近年、世界的にインフラ施設などを狙ったサイバー攻撃への危機感が高まっている。対策が議論されてもいるが、中国政府系サイバー攻撃者などによる産業制御システムやインフラを狙ったサイバー工作は増加しつつある。
米領グアムでは2023年5月、「Volt Typhoon(ボルト・タイフーン)」と呼ばれる中国政府系サイバー攻撃グループが、同島の通信インフラに対してサイバー攻撃を行っていたことが判明している。このケースでは米軍基地のインフラも狙われておりセキュリティ関係者の間で大きな話題になった。

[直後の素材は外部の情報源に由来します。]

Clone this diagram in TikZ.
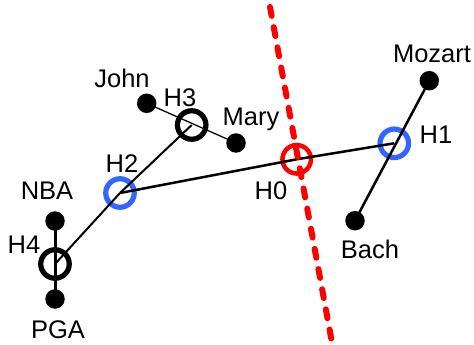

その背景には、米中対立もあると見ていい。
中国からサイバー攻撃を受け続けてきた台湾
このような表面化している大規模なケースはアメリカが標的になっているケースが多いが、実はアメリカ以外にもこうした攻撃に警戒心を強めている国がある。台湾だ。
近年、中国共産党の強権化にともなって台湾有事の可能性が高まっていると指摘する声は多い。台湾では現在の民進党政権が反中国の姿勢を鮮明にし、中国側も習近平国家主席が武力による台湾統一にも言及している。そんなことから、台湾寄りのアメリカなど欧米諸国も巻き込んで緊張関係が続いている。
そんな情勢の中で、台湾はこれまでも中国からサイバー攻撃を受け続けてきた。2020年に台湾を襲ったサイバー攻撃を分析すると、台湾の政府系機関に対する攻撃は28.4%だったのに対して、製造業やインフラ関連への攻撃は46%に達している。その中でも特に目立つのは、半導体などハイテク産業を含む製造業で、29.3%を占めている。